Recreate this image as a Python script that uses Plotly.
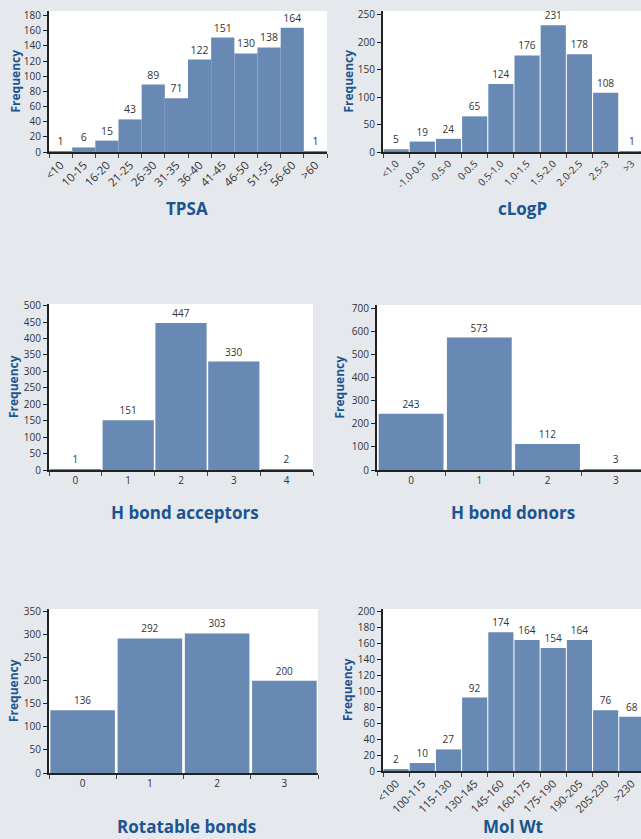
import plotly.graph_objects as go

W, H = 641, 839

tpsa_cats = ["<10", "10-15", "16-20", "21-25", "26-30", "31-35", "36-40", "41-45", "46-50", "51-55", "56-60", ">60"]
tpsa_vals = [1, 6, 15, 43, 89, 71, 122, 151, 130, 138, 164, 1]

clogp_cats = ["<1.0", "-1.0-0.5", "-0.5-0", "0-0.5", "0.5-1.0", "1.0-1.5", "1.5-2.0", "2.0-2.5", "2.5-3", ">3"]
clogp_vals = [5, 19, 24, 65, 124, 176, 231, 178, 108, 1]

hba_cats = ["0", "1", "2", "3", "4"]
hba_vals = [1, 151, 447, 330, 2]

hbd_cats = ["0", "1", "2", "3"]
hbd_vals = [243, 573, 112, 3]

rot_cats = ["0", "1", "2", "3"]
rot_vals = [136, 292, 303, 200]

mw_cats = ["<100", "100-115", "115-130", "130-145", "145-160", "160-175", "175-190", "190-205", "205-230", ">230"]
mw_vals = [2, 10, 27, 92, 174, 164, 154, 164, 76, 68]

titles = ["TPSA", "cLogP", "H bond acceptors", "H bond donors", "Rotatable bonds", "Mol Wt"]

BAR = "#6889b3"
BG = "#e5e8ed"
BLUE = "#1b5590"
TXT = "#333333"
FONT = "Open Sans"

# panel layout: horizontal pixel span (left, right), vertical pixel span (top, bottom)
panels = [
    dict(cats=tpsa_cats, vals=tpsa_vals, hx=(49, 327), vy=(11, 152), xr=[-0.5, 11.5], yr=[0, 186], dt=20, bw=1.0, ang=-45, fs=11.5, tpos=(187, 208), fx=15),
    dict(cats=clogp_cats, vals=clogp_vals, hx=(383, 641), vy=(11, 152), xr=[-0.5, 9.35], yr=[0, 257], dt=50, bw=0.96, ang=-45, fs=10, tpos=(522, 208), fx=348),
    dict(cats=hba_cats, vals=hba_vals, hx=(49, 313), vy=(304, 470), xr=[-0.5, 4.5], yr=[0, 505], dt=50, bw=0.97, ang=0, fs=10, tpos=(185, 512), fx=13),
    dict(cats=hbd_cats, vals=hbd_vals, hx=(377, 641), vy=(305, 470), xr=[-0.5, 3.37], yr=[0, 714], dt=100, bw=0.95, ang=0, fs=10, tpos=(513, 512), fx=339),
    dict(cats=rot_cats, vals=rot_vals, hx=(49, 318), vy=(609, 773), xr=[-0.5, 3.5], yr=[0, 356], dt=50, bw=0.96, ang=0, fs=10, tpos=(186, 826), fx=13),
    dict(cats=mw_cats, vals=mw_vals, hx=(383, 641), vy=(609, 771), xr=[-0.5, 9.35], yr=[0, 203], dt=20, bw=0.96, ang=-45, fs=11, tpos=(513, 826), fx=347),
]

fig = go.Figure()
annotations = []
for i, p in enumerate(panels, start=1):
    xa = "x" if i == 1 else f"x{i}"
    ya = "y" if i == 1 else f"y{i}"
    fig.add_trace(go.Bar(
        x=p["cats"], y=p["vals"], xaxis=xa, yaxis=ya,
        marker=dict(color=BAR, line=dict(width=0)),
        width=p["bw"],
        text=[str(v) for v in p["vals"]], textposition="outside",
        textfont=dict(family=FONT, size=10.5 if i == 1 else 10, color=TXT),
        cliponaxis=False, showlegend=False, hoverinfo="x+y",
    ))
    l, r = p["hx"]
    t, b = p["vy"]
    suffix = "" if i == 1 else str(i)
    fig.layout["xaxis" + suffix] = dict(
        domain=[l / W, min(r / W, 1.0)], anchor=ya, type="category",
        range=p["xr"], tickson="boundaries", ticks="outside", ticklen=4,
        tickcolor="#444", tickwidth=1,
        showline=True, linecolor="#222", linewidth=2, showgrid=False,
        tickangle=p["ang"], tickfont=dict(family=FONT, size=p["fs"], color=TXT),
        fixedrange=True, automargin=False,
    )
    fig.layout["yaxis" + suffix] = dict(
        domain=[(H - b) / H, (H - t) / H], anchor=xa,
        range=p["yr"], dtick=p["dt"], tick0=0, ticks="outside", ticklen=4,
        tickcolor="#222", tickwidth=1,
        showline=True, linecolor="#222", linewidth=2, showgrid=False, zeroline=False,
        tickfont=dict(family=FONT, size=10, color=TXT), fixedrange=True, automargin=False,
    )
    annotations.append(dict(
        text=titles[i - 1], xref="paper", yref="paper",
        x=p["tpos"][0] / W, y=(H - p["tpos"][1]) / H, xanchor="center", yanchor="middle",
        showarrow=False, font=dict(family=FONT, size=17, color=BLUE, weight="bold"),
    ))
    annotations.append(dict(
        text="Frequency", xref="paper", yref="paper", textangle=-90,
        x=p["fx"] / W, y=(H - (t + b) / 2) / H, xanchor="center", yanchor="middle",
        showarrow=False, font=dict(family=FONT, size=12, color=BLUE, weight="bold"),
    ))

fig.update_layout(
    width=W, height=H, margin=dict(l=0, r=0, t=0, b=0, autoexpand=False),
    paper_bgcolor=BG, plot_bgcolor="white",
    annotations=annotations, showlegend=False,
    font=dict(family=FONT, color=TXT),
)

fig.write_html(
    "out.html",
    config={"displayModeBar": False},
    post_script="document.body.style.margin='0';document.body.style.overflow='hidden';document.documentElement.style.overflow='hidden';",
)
****
**Exercise task**
Copy each line in full and exactly, omitting any picture.

**Exercise result**
Recreate this image as a Python script that uses Plotly.
import plotly.graph_objects as go

W, H = 641, 839

tpsa_cats = ["<10", "10-15", "16-20", "21-25", "26-30", "31-35", "36-40", "41-45", "46-50", "51-55", "56-60", ">60"]
tpsa_vals = [1, 6, 15, 43, 89, 71, 122, 151, 130, 138, 164, 1]

clogp_cats = ["<1.0", "-1.0-0.5", "-0.5-0", "0-0.5", "0.5-1.0", "1.0-1.5", "1.5-2.0", "2.0-2.5", "2.5-3", ">3"]
clogp_vals = [5, 19, 24, 65, 124, 176, 231, 178, 108, 1]

hba_cats = ["0", "1", "2", "3", "4"]
hba_vals = [1, 151, 447, 330, 2]

hbd_cats = ["0", "1", "2", "3"]
hbd_vals = [243, 573, 112, 3]

rot_cats = ["0", "1", "2", "3"]
rot_vals = [136, 292, 303, 200]

mw_cats = ["<100", "100-115", "115-130", "130-145", "145-160", "160-175", "175-190", "190-205", "205-230", ">230"]
mw_vals = [2, 10, 27, 92, 174, 164, 154, 164, 76, 68]

titles = ["TPSA", "cLogP", "H bond acceptors", "H bond donors", "Rotatable bonds", "Mol Wt"]

BAR = "#6889b3"
BG = "#e5e8ed"
BLUE = "#1b5590"
TXT = "#333333"
FONT = "Open Sans"

# panel layout: horizontal pixel span (left, right), vertical pixel span (top, bottom)
panels = [
    dict(cats=tpsa_cats, vals=tpsa_vals, hx=(49, 327), vy=(11, 152), xr=[-0.5, 11.5], yr=[0, 186], dt=20, bw=1.0, ang=-45, fs=11.5, tpos=(187, 208), fx=15),
    dict(cats=clogp_cats, vals=clogp_vals, hx=(383, 641), vy=(11, 152), xr=[-0.5, 9.35], yr=[0, 257], dt=50, bw=0.96, ang=-45, fs=10, tpos=(522, 208), fx=348),
    dict(cats=hba_cats, vals=hba_vals, hx=(49, 313), vy=(304, 470), xr=[-0.5, 4.5], yr=[0, 505], dt=50, bw=0.97, ang=0, fs=10, tpos=(185, 512), fx=13),
    dict(cats=hbd_cats, vals=hbd_vals, hx=(377, 641), vy=(305, 470), xr=[-0.5, 3.37], yr=[0, 714], dt=100, bw=0.95, ang=0, fs=10, tpos=(513, 512), fx=339),
    dict(cats=rot_cats, vals=rot_vals, hx=(49, 318), vy=(609, 773), xr=[-0.5, 3.5], yr=[0, 356], dt=50, bw=0.96, ang=0, fs=10, tpos=(186, 826), fx=13),
    dict(cats=mw_cats, vals=mw_vals, hx=(383, 641), vy=(609, 771), xr=[-0.5, 9.35], yr=[0, 203], dt=20, bw=0.96, ang=-45, fs=11, tpos=(513, 826), fx=347),
]

fig = go.Figure()
annotations = []
for i, p in enumerate(panels, start=1):
    xa = "x" if i == 1 else f"x{i}"
    ya = "y" if i == 1 else f"y{i}"
    fig.add_trace(go.Bar(
        x=p["cats"], y=p["vals"], xaxis=xa, yaxis=ya,
        marker=dict(color=BAR, line=dict(width=0)),
        width=p["bw"],
        text=[str(v) for v in p["vals"]], textposition="outside",
        textfont=dict(family=FONT, size=10.5 if i == 1 else 10, color=TXT),
        cliponaxis=False, showlegend=False, hoverinfo="x+y",
    ))
    l, r = p["hx"]
    t, b = p["vy"]
    suffix = "" if i == 1 else str(i)
    fig.layout["xaxis" + suffix] = dict(
        domain=[l / W, min(r / W, 1.0)], anchor=ya, type="category",
        range=p["xr"], tickson="boundaries", ticks="outside", ticklen=4,
        tickcolor="#444", tickwidth=1,
        showline=True, linecolor="#222", linewidth=2, showgrid=False,
        tickangle=p["ang"], tickfont=dict(family=FONT, size=p["fs"], color=TXT),
        fixedrange=True, automargin=False,
    )
    fig.layout["yaxis" + suffix] = dict(
        domain=[(H - b) / H, (H - t) / H], anchor=xa,
        range=p["yr"], dtick=p["dt"], tick0=0, ticks="outside", ticklen=4,
        tickcolor="#222", tickwidth=1,
        showline=True, linecolor="#222", linewidth=2, showgrid=False, zeroline=False,
        tickfont=dict(family=FONT, size=10, color=TXT), fixedrange=True, automargin=False,
    )
    annotations.append(dict(
        text=titles[i - 1], xref="paper", yref="paper",
        x=p["tpos"][0] / W, y=(H - p["tpos"][1]) / H, xanchor="center", yanchor="middle",
        showarrow=False, font=dict(family=FONT, size=17, color=BLUE, weight="bold"),
    ))
    annotations.append(dict(
        text="Frequency", xref="paper", yref="paper", textangle=-90,
        x=p["fx"] / W, y=(H - (t + b) / 2) / H, xanchor="center", yanchor="middle",
        showarrow=False, font=dict(family=FONT, size=12, color=BLUE, weight="bold"),
    ))

fig.update_layout(
    width=W, height=H, margin=dict(l=0, r=0, t=0, b=0, autoexpand=False),
    paper_bgcolor=BG, plot_bgcolor="white",
    annotations=annotations, showlegend=False,
    font=dict(family=FONT, color=TXT),
)

fig.write_html(
    "out.html",
    config={"displayModeBar": False},
    post_script="document.body.style.margin='0';document.body.style.overflow='hidden';document.documentElement.style.overflow='hidden';",
)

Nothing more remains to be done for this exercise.